The Cider House Rules

A week after an adaptation of a bestseller about the death penalty comes an adaptation of a bestseller about abortion. True, neither The Green Mile nor The Cider House Rules takes a tough stand on its hotwire issue, but the latter adaptation of the John Irving novel at least requires less time to tell its more engaging story.

Dr. Wilbur Larch (Michael Caine, who sometimes sounds as if he were reading his lines phonetically to feign an American accent), patriarch of a pre-WW2 Maine orphanage, tries to work both sides of the unwanted-children problem by performing illegal abortions. His protégé is aging orphan Homer Wells (Tobey Maguire), who frustrates Larch's efforts to mold him into his successor by running off with Wally (Paul Rudd) and Candy (Charlize Theron), a well-to-do young couple whose indiscretions led them to seek out the doctor's services. Homer works at Wally's apple orchard, and when his friend heads off to war after Pearl Harbor, he and Candy are tempted by more than apples. The film's title refers to the ignored rules posted at the orchard's cider house, and to the arbitrariness of rules, both moral and narrative, in general.

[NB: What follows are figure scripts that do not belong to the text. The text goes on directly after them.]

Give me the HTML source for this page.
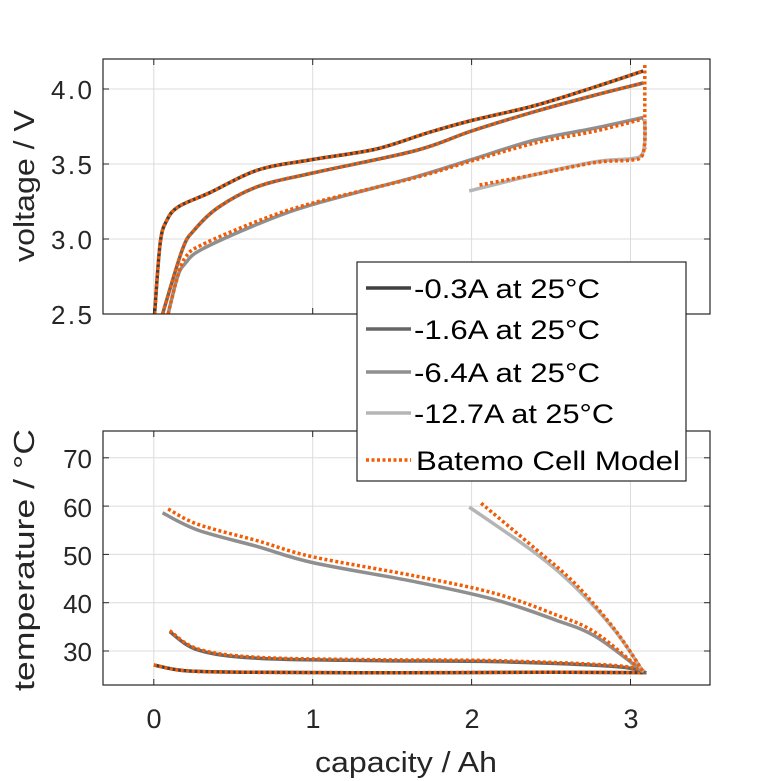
<!DOCTYPE html>
<html><head><meta charset="utf-8"><style>
body{margin:0;background:#fff}
svg{display:block;font-family:"Liberation Sans",sans-serif}
</style></head><body>
<svg id="s" width="781" height="781" xmlns="http://www.w3.org/2000/svg">
<rect width="781" height="781" fill="#fff"/>
<g id="grid" stroke="#dcdcdc" stroke-width="1"></g>
<g id="curves" fill="none" stroke-linejoin="round" stroke-linecap="butt"></g>
<g fill="none" stroke="#262626" stroke-width="1.2">
<rect x="103" y="59" width="607" height="255"/>
<rect x="103" y="431" width="607" height="254"/>
</g>
<g id="ticks" stroke="#262626" stroke-width="1"></g>
<g font-size="26" fill="#262626" text-anchor="end">
<text x="92" y="99" textLength="41">4.0</text><text x="92" y="174" textLength="41">3.5</text><text x="92" y="249" textLength="41">3.0</text><text x="92" y="324" textLength="41">2.5</text>
<text x="92" y="468">70</text><text x="92" y="517">60</text><text x="92" y="565">50</text><text x="92" y="613">40</text><text x="92" y="661">30</text>
</g>
<g font-size="27" fill="#262626" text-anchor="middle">
<text x="154" y="728">0</text><text x="313" y="728">1</text><text x="472" y="728">2</text><text x="631" y="728">3</text>
<text x="406" y="772" font-size="29" textLength="182" lengthAdjust="spacingAndGlyphs">capacity / Ah</text>
<text transform="translate(34,186) rotate(-90)" font-size="29" textLength="152" lengthAdjust="spacingAndGlyphs">voltage / V</text>
<text transform="translate(34,560) rotate(-90)" font-size="29" textLength="262" lengthAdjust="spacingAndGlyphs">temperature / °C</text>
</g>
<g>
<rect x="357" y="262" width="329" height="219" fill="#fff" stroke="#262626" stroke-width="1.2"/>
<g stroke-width="3.5">
<line x1="366" y1="288" x2="411" y2="288" stroke="#404040"/>
<line x1="366" y1="329" x2="411" y2="329" stroke="#666"/>
<line x1="366" y1="372" x2="411" y2="372" stroke="#8f8f8f"/>
<line x1="366" y1="413" x2="411" y2="413" stroke="#b5b5b5"/>
<line x1="366" y1="460" x2="411" y2="460" stroke="#f25c05" stroke-dasharray="3 2.5"/>
</g>
<g font-size="27" fill="#000" lengthAdjust="spacingAndGlyphs">
<text x="414" y="298" textLength="186" lengthAdjust="spacingAndGlyphs">-0.3A at 25°C</text>
<text x="414" y="339" textLength="186" lengthAdjust="spacingAndGlyphs">-1.6A at 25°C</text>
<text x="414" y="382" textLength="186" lengthAdjust="spacingAndGlyphs">-6.4A at 25°C</text>
<text x="414" y="423" textLength="200" lengthAdjust="spacingAndGlyphs">-12.7A at 25°C</text>
<text x="416" y="470" textLength="264" lengthAdjust="spacingAndGlyphs">Batemo Cell Model</text>
</g>
</g>
</svg>
<script>
const X=x=>153.8+x*158.9, VY=v=>89+(4.0-v)*150, TY=t=>651-(t-30)*4.83;
const NS="http://www.w3.org/2000/svg";
function el(p,t,a){const e=document.createElementNS(NS,t);for(const k in a)e.setAttribute(k,a[k]);document.getElementById(p).appendChild(e);return e;}
[0,1,2,3].forEach(v=>{el("grid","line",{x1:X(v),x2:X(v),y1:59,y2:314});el("grid","line",{x1:X(v),x2:X(v),y1:431,y2:685});
 el("ticks","line",{x1:X(v),x2:X(v),y1:314,y2:308});el("ticks","line",{x1:X(v),x2:X(v),y1:59,y2:65});
 el("ticks","line",{x1:X(v),x2:X(v),y1:685,y2:679});el("ticks","line",{x1:X(v),x2:X(v),y1:431,y2:437});});
[4.0,3.5,3.0].forEach(v=>{el("grid","line",{x1:103,x2:710,y1:VY(v),y2:VY(v)});});
[2.5,3.0,3.5,4.0].forEach(v=>{el("ticks","line",{x1:103,x2:109,y1:VY(v),y2:VY(v)});el("ticks","line",{x1:710,x2:704,y1:VY(v),y2:VY(v)});});
[30,40,50,60,70].forEach(t=>{el("grid","line",{x1:103,x2:710,y1:TY(t),y2:TY(t)});el("ticks","line",{x1:103,x2:109,y1:TY(t),y2:TY(t)});el("ticks","line",{x1:710,x2:704,y1:TY(t),y2:TY(t)});});
function path(pts,fy,dx,dy){
 let P=pts.map(p=>[X(p[0]+(dx||0)),fy(p[1]+(dy||0))]);
 let d="M"+P[0][0]+","+P[0][1];
 for(let i=0;i<P.length-1;i++){const p0=P[Math.max(i-1,0)],p1=P[i],p2=P[i+1],p3=P[Math.min(i+2,P.length-1)];
  d+=" C"+(p1[0]+(p2[0]-p0[0])/6)+","+(p1[1]+(p2[1]-p0[1])/6)+" "+(p2[0]-(p3[0]-p1[0])/6)+","+(p2[1]-(p3[1]-p1[1])/6)+" "+p2[0]+","+p2[1];}
 return d;}
const OR="#f25c05";
function pair(pts,fy,col,opts){opts=opts||{};
 el("curves","path",{d:path(pts,fy),stroke:col,"stroke-width":3.5});
 el("curves","path",{d:path(opts.op||pts,fy,opts.dx,opts.dy),stroke:OR,"stroke-width":3.5,"stroke-dasharray":"3 2.5"});}
const v1=[[0.005,2.5],[0.04,2.97],[0.08,3.12],[0.155,3.215],[0.355,3.31],[0.655,3.46],[1.0,3.53],[1.4,3.6],[1.73,3.71],[2.0,3.79],[2.4,3.89],[2.78,4.015],[3.08,4.12]];
pair(v1,VY,"#404040");
el("curves","path",{d:"M"+X(3.09)+","+VY(4.16)+" L"+X(3.09)+","+VY(3.6),stroke:OR,"stroke-width":3.5,"stroke-dasharray":"3 2.5"});
const v2=[[0.055,2.5],[0.18,2.93],[0.255,3.06],[0.405,3.21],[0.655,3.35],[1.0,3.44],[1.65,3.59],[2.0,3.72],[2.4,3.85],[2.78,3.96],[3.08,4.04]];
pair(v2,VY,"#666");
const v3=[[0.09,2.5],[0.15,2.75],[0.2,2.84],[0.3,2.93],[0.655,3.1],[1.0,3.23],[1.65,3.415],[2.0,3.53],[2.4,3.66],[2.78,3.74],[3.08,3.81]];
pair(v3,VY,"#8f8f8f",{op:[[0.09,2.5],[0.15,2.75],[0.2,2.88],[0.3,2.96],[0.655,3.12],[1.0,3.24],[1.65,3.41],[2.0,3.52],[2.4,3.64],[2.78,3.72],[3.08,3.8]]});
const v4=[[1.985,3.32],[2.4,3.43],[2.78,3.515],[3.0,3.535],[3.07,3.56],[3.09,3.65],[3.09,3.8]];
pair(v4,VY,"#b5b5b5",{op:[[2.05,3.36],[2.4,3.43],[2.78,3.51],[3.0,3.525],[3.07,3.55],[3.09,3.65],[3.09,3.8]]});
const t1=[[0,27.1],[0.2,25.9],[0.6,25.6],[1.5,25.5],[2.5,25.6],[3.1,25.5]];
pair(t1,TY,"#404040");
const t2=[[0.1,34],[0.28,30.2],[0.65,28.5],[1.4,28.0],[2.15,27.8],[2.9,26.8],[3.1,25.5]];
pair(t2,TY,"#666",{dy:0.2});
const t3=[[0.055,58.6],[0.28,55],[0.655,51.6],[1.0,48.3],[1.65,44.3],[2.15,40.6],[2.53,36.4],[2.78,33],[3.08,25.7]];
pair(t3,TY,"#8f8f8f",{op:[[0.09,59.4],[0.28,56.2],[0.655,52.8],[1.0,49.5],[1.65,45.5],[2.15,41.9],[2.53,37.5],[2.78,33.8],[3.08,25.7]]});
const t4=[[1.985,59.8],[2.4,50.3],[2.65,43.3],[2.9,34.3],[3.08,25.7]];
pair(t4,TY,"#b5b5b5",{op:[[2.06,60.6],[2.4,51.2],[2.65,44],[2.9,34.5],[3.08,25.7]]});
</script>
</body></html>
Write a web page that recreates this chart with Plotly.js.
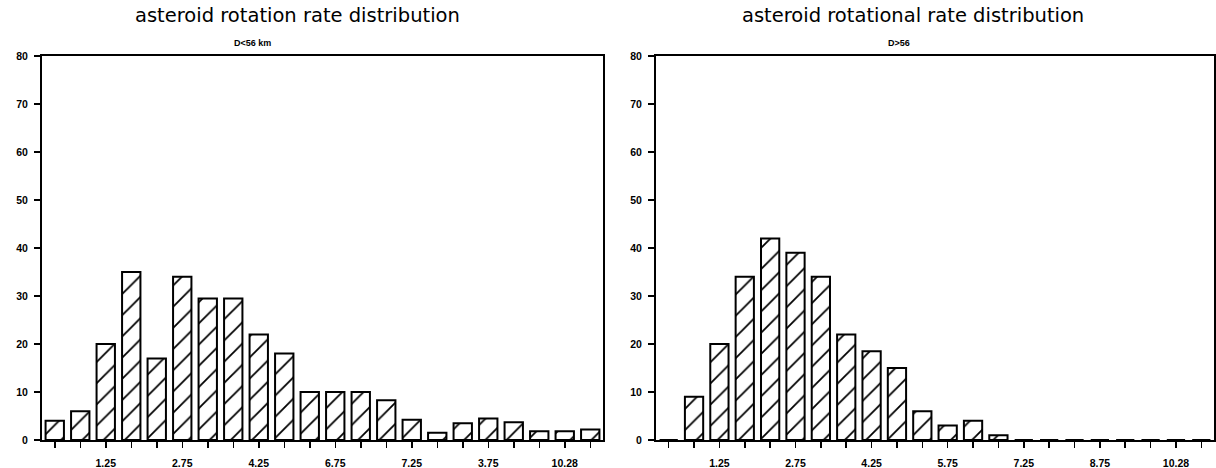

Directed by Lasse Hallström from a script by Irving himself, the film cuts out most of the novel's pseudo-Dickensian excrescences (but not a vaguely racist subplot involving Delroy Lindo as a quasi-villainous cider-house foreman and an excellent Erykah Badu as his daughter) while preserving its genuinely Dickensian spirit. When Larch says, "Good night, you kings of Maine, you princes of New England," the lump raised in the throat is not resented.